= Provided data =
((
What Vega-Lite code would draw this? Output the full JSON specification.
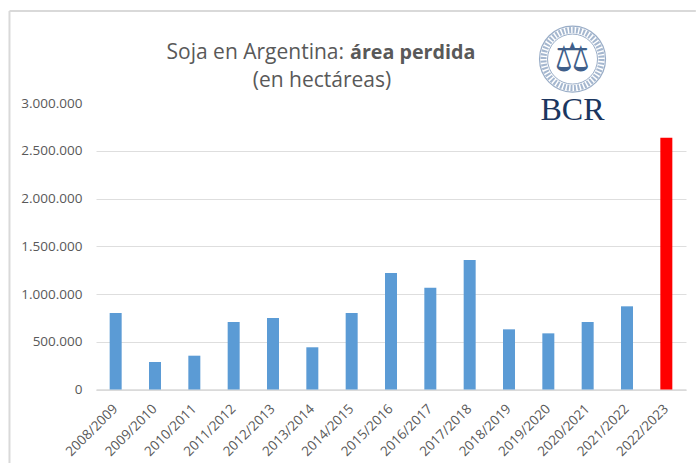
{
"$schema":"https://vega.github.io/schema/vega-lite/v6.json",
"width":590,"height":286.5,
"autosize":{"type":"none"},
"padding":{"left":96,"top":103,"right":10,"bottom":73.5},
"background":"white",
"config":{"view":{"stroke":null},"font":"Open Sans"},
"resolve":{"scale":{"x":"independent"}},
"layer":[
{"data":{"values":[
{"campana":"2008/2009","area":801000,"tipo":"historico"},
{"campana":"2009/2010","area":288000,"tipo":"historico"},
{"campana":"2010/2011","area":354000,"tipo":"historico"},
{"campana":"2011/2012","area":707000,"tipo":"historico"},
{"campana":"2012/2013","area":749000,"tipo":"historico"},
{"campana":"2013/2014","area":442000,"tipo":"historico"},
{"campana":"2014/2015","area":801000,"tipo":"historico"},
{"campana":"2015/2016","area":1220000,"tipo":"historico"},
{"campana":"2016/2017","area":1066000,"tipo":"historico"},
{"campana":"2017/2018","area":1356000,"tipo":"historico"},
{"campana":"2018/2019","area":630000,"tipo":"historico"},
{"campana":"2019/2020","area":588000,"tipo":"historico"},
{"campana":"2020/2021","area":707000,"tipo":"historico"},
{"campana":"2021/2022","area":871000,"tipo":"historico"},
{"campana":"2022/2023","area":2636000,"tipo":"actual"}
]},
"mark":{"type":"bar"},
"encoding":{
"x":{"field":"campana","type":"nominal","sort":null,"title":null,
"scale":{"paddingInner":0.695,"paddingOuter":0.3475},
"axis":{"labelAngle":-45,"labelAlign":"right","labelBaseline":"middle","labelFontSize":13.5,"labelColor":"#595959","labelPadding":17,"ticks":false,"domainColor":"#d9d9d9","domainWidth":1.5,"grid":false,"labelOverlap":false}},
"y":{"field":"area","type":"quantitative","title":null,
"scale":{"domain":[0,3000000],"nice":false},
"axis":{"values":[0,500000,1000000,1500000,2000000,2500000,3000000],"labelExpr":"replace(format(datum.value, ','), regexp(',', 'g'), '.')","labelFontSize":13.5,"labelColor":"#595959","labelPadding":14,"ticks":false,"domain":false,"grid":true,"gridColor":"#dedede","gridWidth":1,"gridOpacity":{"condition":{"test":"datum.value >= 3000000","value":0},"value":1}}},
"color":{"field":"tipo","type":"nominal","legend":null,"scale":{"domain":["historico","actual"],"range":["#5b9bd5","#ff0000"]}}
}},
{"data":{"values":[{"xa":-2.2,"xb":15.25,"ya":3963000}]},
"mark":{"type":"rule","color":"#d9d9d9","strokeWidth":2},
"encoding":{"x":{"field":"xa","type":"quantitative","scale":{"domain":[0,15],"nice":false,"zero":false},"axis":null},"x2":{"field":"xb"},"y":{"field":"ya","type":"quantitative","title":null}}},
{"data":{"values":[{"xa":-2.2,"ya":3963000,"yb":-770000}]},
"mark":{"type":"rule","color":"#d9d9d9","strokeWidth":2},
"encoding":{"x":{"field":"xa","type":"quantitative","scale":{"domain":[0,15],"nice":false,"zero":false},"axis":null},"y":{"field":"ya","type":"quantitative","title":null},"y2":{"field":"yb"}}},
{"data":{"values":[{"t":"Soja en Argentina:","px":6.306,"py":3460000}]},
"mark":{"type":"text","align":"right","baseline":"alphabetic","fontSize":21,"color":"#595959"},
"encoding":{"text":{"field":"t"},"x":{"field":"px","type":"quantitative","scale":{"domain":[0,15],"nice":false,"zero":false},"axis":null},"y":{"field":"py","type":"quantitative","title":null}}},
{"data":{"values":[{"t":"área perdida","px":6.458,"py":3460000}]},
"mark":{"type":"text","align":"left","baseline":"alphabetic","fontSize":19.7,"fontWeight":"bold","color":"#595959"},
"encoding":{"text":{"field":"t"},"x":{"field":"px","type":"quantitative","scale":{"domain":[0,15],"nice":false,"zero":false},"axis":null},"y":{"field":"py","type":"quantitative","title":null}}},
{"data":{"values":[{"t":"(en hectáreas)","px":5.746,"py":3167000}]},
"mark":{"type":"text","align":"center","baseline":"alphabetic","fontSize":21,"color":"#595959"},
"encoding":{"text":{"field":"t"},"x":{"field":"px","type":"quantitative","scale":{"domain":[0,15],"nice":false,"zero":false},"axis":null},"y":{"field":"py","type":"quantitative","title":null}}},
{"data":{"values":[{"px":12.115,"py":3460000}]},
"mark":{"type":"point","shape":"circle","size":4356,"filled":false,"stroke":"#6f8bb0","strokeWidth":1.2},
"encoding":{"x":{"field":"px","type":"quantitative","scale":{"domain":[0,15],"nice":false,"zero":false},"axis":null},"y":{"field":"py","type":"quantitative","title":null}}},
{"data":{"values":[{"px":12.115,"py":3460000}]},
"mark":{"type":"point","shape":"circle","size":3364,"filled":false,"stroke":"#7f99bb","strokeWidth":6,"strokeDash":[2,1.5]},
"encoding":{"x":{"field":"px","type":"quantitative","scale":{"domain":[0,15],"nice":false,"zero":false},"axis":null},"y":{"field":"py","type":"quantitative","title":null}}},
{"data":{"values":[{"px":12.115,"py":3460000}]},
"mark":{"type":"point","shape":"circle","size":2500,"filled":false,"stroke":"#6f8bb0","strokeWidth":1},
"encoding":{"x":{"field":"px","type":"quantitative","scale":{"domain":[0,15],"nice":false,"zero":false},"axis":null},"y":{"field":"py","type":"quantitative","title":null}}},
{"data":{"values":[{"t":"⚖","px":12.115,"py":3460000}]},
"mark":{"type":"text","align":"center","baseline":"middle","font":"DejaVu Sans","fontSize":40,"color":"#3f5f8a"},
"encoding":{"text":{"field":"t"},"x":{"field":"px","type":"quantitative","scale":{"domain":[0,15],"nice":false,"zero":false},"axis":null},"y":{"field":"py","type":"quantitative","title":null}}},
{"data":{"values":[{"t":"BCR","px":12.115,"py":2822000}]},
"mark":{"type":"text","align":"center","baseline":"alphabetic","font":"Liberation Serif","fontSize":32,"color":"#1b365f"},
"encoding":{"text":{"field":"t"},"x":{"field":"px","type":"quantitative","scale":{"domain":[0,15],"nice":false,"zero":false},"axis":null},"y":{"field":"py","type":"quantitative","title":null}}}
]
}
))
= Written task =
Retype everything in the material word for word, minus pictures.

= Solution to this exercise =
What Vega-Lite code would draw this? Output the full JSON specification.
{
"$schema":"https://vega.github.io/schema/vega-lite/v6.json",
"width":590,"height":286.5,
"autosize":{"type":"none"},
"padding":{"left":96,"top":103,"right":10,"bottom":73.5},
"background":"white",
"config":{"view":{"stroke":null},"font":"Open Sans"},
"resolve":{"scale":{"x":"independent"}},
"layer":[
{"data":{"values":[
{"campana":"2008/2009","area":801000,"tipo":"historico"},
{"campana":"2009/2010","area":288000,"tipo":"historico"},
{"campana":"2010/2011","area":354000,"tipo":"historico"},
{"campana":"2011/2012","area":707000,"tipo":"historico"},
{"campana":"2012/2013","area":749000,"tipo":"historico"},
{"campana":"2013/2014","area":442000,"tipo":"historico"},
{"campana":"2014/2015","area":801000,"tipo":"historico"},
{"campana":"2015/2016","area":1220000,"tipo":"historico"},
{"campana":"2016/2017","area":1066000,"tipo":"historico"},
{"campana":"2017/2018","area":1356000,"tipo":"historico"},
{"campana":"2018/2019","area":630000,"tipo":"historico"},
{"campana":"2019/2020","area":588000,"tipo":"historico"},
{"campana":"2020/2021","area":707000,"tipo":"historico"},
{"campana":"2021/2022","area":871000,"tipo":"historico"},
{"campana":"2022/2023","area":2636000,"tipo":"actual"}
]},
"mark":{"type":"bar"},
"encoding":{
"x":{"field":"campana","type":"nominal","sort":null,"title":null,
"scale":{"paddingInner":0.695,"paddingOuter":0.3475},
"axis":{"labelAngle":-45,"labelAlign":"right","labelBaseline":"middle","labelFontSize":13.5,"labelColor":"#595959","labelPadding":17,"ticks":false,"domainColor":"#d9d9d9","domainWidth":1.5,"grid":false,"labelOverlap":false}},
"y":{"field":"area","type":"quantitative","title":null,
"scale":{"domain":[0,3000000],"nice":false},
"axis":{"values":[0,500000,1000000,1500000,2000000,2500000,3000000],"labelExpr":"replace(format(datum.value, ','), regexp(',', 'g'), '.')","labelFontSize":13.5,"labelColor":"#595959","labelPadding":14,"ticks":false,"domain":false,"grid":true,"gridColor":"#dedede","gridWidth":1,"gridOpacity":{"condition":{"test":"datum.value >= 3000000","value":0},"value":1}}},
"color":{"field":"tipo","type":"nominal","legend":null,"scale":{"domain":["historico","actual"],"range":["#5b9bd5","#ff0000"]}}
}},
{"data":{"values":[{"xa":-2.2,"xb":15.25,"ya":3963000}]},
"mark":{"type":"rule","color":"#d9d9d9","strokeWidth":2},
"encoding":{"x":{"field":"xa","type":"quantitative","scale":{"domain":[0,15],"nice":false,"zero":false},"axis":null},"x2":{"field":"xb"},"y":{"field":"ya","type":"quantitative","title":null}}},
{"data":{"values":[{"xa":-2.2,"ya":3963000,"yb":-770000}]},
"mark":{"type":"rule","color":"#d9d9d9","strokeWidth":2},
"encoding":{"x":{"field":"xa","type":"quantitative","scale":{"domain":[0,15],"nice":false,"zero":false},"axis":null},"y":{"field":"ya","type":"quantitative","title":null},"y2":{"field":"yb"}}},
{"data":{"values":[{"t":"Soja en Argentina:","px":6.306,"py":3460000}]},
"mark":{"type":"text","align":"right","baseline":"alphabetic","fontSize":21,"color":"#595959"},
"encoding":{"text":{"field":"t"},"x":{"field":"px","type":"quantitative","scale":{"domain":[0,15],"nice":false,"zero":false},"axis":null},"y":{"field":"py","type":"quantitative","title":null}}},
{"data":{"values":[{"t":"área perdida","px":6.458,"py":3460000}]},
"mark":{"type":"text","align":"left","baseline":"alphabetic","fontSize":19.7,"fontWeight":"bold","color":"#595959"},
"encoding":{"text":{"field":"t"},"x":{"field":"px","type":"quantitative","scale":{"domain":[0,15],"nice":false,"zero":false},"axis":null},"y":{"field":"py","type":"quantitative","title":null}}},
{"data":{"values":[{"t":"(en hectáreas)","px":5.746,"py":3167000}]},
"mark":{"type":"text","align":"center","baseline":"alphabetic","fontSize":21,"color":"#595959"},
"encoding":{"text":{"field":"t"},"x":{"field":"px","type":"quantitative","scale":{"domain":[0,15],"nice":false,"zero":false},"axis":null},"y":{"field":"py","type":"quantitative","title":null}}},
{"data":{"values":[{"px":12.115,"py":3460000}]},
"mark":{"type":"point","shape":"circle","size":4356,"filled":false,"stroke":"#6f8bb0","strokeWidth":1.2},
"encoding":{"x":{"field":"px","type":"quantitative","scale":{"domain":[0,15],"nice":false,"zero":false},"axis":null},"y":{"field":"py","type":"quantitative","title":null}}},
{"data":{"values":[{"px":12.115,"py":3460000}]},
"mark":{"type":"point","shape":"circle","size":3364,"filled":false,"stroke":"#7f99bb","strokeWidth":6,"strokeDash":[2,1.5]},
"encoding":{"x":{"field":"px","type":"quantitative","scale":{"domain":[0,15],"nice":false,"zero":false},"axis":null},"y":{"field":"py","type":"quantitative","title":null}}},
{"data":{"values":[{"px":12.115,"py":3460000}]},
"mark":{"type":"point","shape":"circle","size":2500,"filled":false,"stroke":"#6f8bb0","strokeWidth":1},
"encoding":{"x":{"field":"px","type":"quantitative","scale":{"domain":[0,15],"nice":false,"zero":false},"axis":null},"y":{"field":"py","type":"quantitative","title":null}}},
{"data":{"values":[{"t":"⚖","px":12.115,"py":3460000}]},
"mark":{"type":"text","align":"center","baseline":"middle","font":"DejaVu Sans","fontSize":40,"color":"#3f5f8a"},
"encoding":{"text":{"field":"t"},"x":{"field":"px","type":"quantitative","scale":{"domain":[0,15],"nice":false,"zero":false},"axis":null},"y":{"field":"py","type":"quantitative","title":null}}},
{"data":{"values":[{"t":"BCR","px":12.115,"py":2822000}]},
"mark":{"type":"text","align":"center","baseline":"alphabetic","font":"Liberation Serif","fontSize":32,"color":"#1b365f"},
"encoding":{"text":{"field":"t"},"x":{"field":"px","type":"quantitative","scale":{"domain":[0,15],"nice":false,"zero":false},"axis":null},"y":{"field":"py","type":"quantitative","title":null}}}
]
}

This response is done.